* _Written exercise_
Repeat the data that follows, word for word, without the images.

* _Given information_
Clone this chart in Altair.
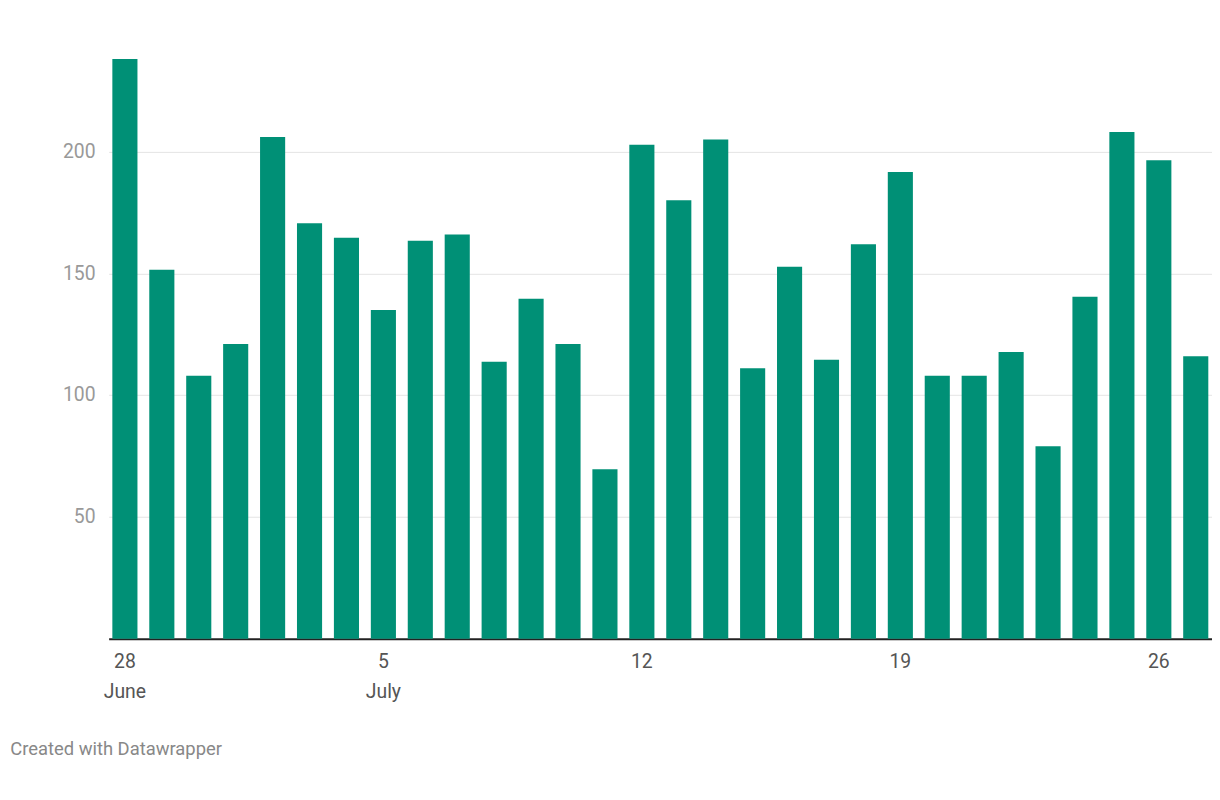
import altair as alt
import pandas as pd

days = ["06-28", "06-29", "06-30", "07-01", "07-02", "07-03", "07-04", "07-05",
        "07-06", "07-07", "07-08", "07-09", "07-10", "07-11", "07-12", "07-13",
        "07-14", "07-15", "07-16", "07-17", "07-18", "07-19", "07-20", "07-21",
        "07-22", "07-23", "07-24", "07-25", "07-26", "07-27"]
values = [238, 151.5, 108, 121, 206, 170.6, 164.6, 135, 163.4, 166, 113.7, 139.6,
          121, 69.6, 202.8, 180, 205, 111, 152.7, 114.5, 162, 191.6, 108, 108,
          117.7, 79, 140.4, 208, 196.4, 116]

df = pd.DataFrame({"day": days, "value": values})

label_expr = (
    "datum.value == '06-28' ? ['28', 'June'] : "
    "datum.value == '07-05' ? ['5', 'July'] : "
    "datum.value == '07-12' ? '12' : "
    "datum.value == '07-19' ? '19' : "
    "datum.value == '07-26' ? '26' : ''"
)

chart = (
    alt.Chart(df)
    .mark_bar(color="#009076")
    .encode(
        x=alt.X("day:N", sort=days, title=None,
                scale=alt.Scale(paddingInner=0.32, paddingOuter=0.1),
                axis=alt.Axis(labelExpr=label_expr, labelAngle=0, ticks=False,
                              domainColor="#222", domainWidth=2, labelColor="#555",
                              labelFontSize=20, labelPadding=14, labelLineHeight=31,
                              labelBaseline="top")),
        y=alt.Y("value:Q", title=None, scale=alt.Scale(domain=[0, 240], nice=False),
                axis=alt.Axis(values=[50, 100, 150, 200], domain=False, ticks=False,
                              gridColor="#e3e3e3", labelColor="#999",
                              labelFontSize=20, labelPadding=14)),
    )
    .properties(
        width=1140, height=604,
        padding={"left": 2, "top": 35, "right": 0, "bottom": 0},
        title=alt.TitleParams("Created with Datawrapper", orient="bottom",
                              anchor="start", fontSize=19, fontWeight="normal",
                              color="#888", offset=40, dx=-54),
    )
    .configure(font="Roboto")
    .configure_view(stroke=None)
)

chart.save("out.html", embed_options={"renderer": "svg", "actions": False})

* _Output of the task_
Clone this chart in Altair.
import altair as alt
import pandas as pd

days = ["06-28", "06-29", "06-30", "07-01", "07-02", "07-03", "07-04", "07-05",
        "07-06", "07-07", "07-08", "07-09", "07-10", "07-11", "07-12", "07-13",
        "07-14", "07-15", "07-16", "07-17", "07-18", "07-19", "07-20", "07-21",
        "07-22", "07-23", "07-24", "07-25", "07-26", "07-27"]
values = [238, 151.5, 108, 121, 206, 170.6, 164.6, 135, 163.4, 166, 113.7, 139.6,
          121, 69.6, 202.8, 180, 205, 111, 152.7, 114.5, 162, 191.6, 108, 108,
          117.7, 79, 140.4, 208, 196.4, 116]

df = pd.DataFrame({"day": days, "value": values})

label_expr = (
    "datum.value == '06-28' ? ['28', 'June'] : "
    "datum.value == '07-05' ? ['5', 'July'] : "
    "datum.value == '07-12' ? '12' : "
    "datum.value == '07-19' ? '19' : "
    "datum.value == '07-26' ? '26' : ''"
)

chart = (
    alt.Chart(df)
    .mark_bar(color="#009076")
    .encode(
        x=alt.X("day:N", sort=days, title=None,
                scale=alt.Scale(paddingInner=0.32, paddingOuter=0.1),
                axis=alt.Axis(labelExpr=label_expr, labelAngle=0, ticks=False,
                              domainColor="#222", domainWidth=2, labelColor="#555",
                              labelFontSize=20, labelPadding=14, labelLineHeight=31,
                              labelBaseline="top")),
        y=alt.Y("value:Q", title=None, scale=alt.Scale(domain=[0, 240], nice=False),
                axis=alt.Axis(values=[50, 100, 150, 200], domain=False, ticks=False,
                              gridColor="#e3e3e3", labelColor="#999",
                              labelFontSize=20, labelPadding=14)),
    )
    .properties(
        width=1140, height=604,
        padding={"left": 2, "top": 35, "right": 0, "bottom": 0},
        title=alt.TitleParams("Created with Datawrapper", orient="bottom",
                              anchor="start", fontSize=19, fontWeight="normal",
                              color="#888", offset=40, dx=-54),
    )
    .configure(font="Roboto")
    .configure_view(stroke=None)
)

chart.save("out.html", embed_options={"renderer": "svg", "actions": False})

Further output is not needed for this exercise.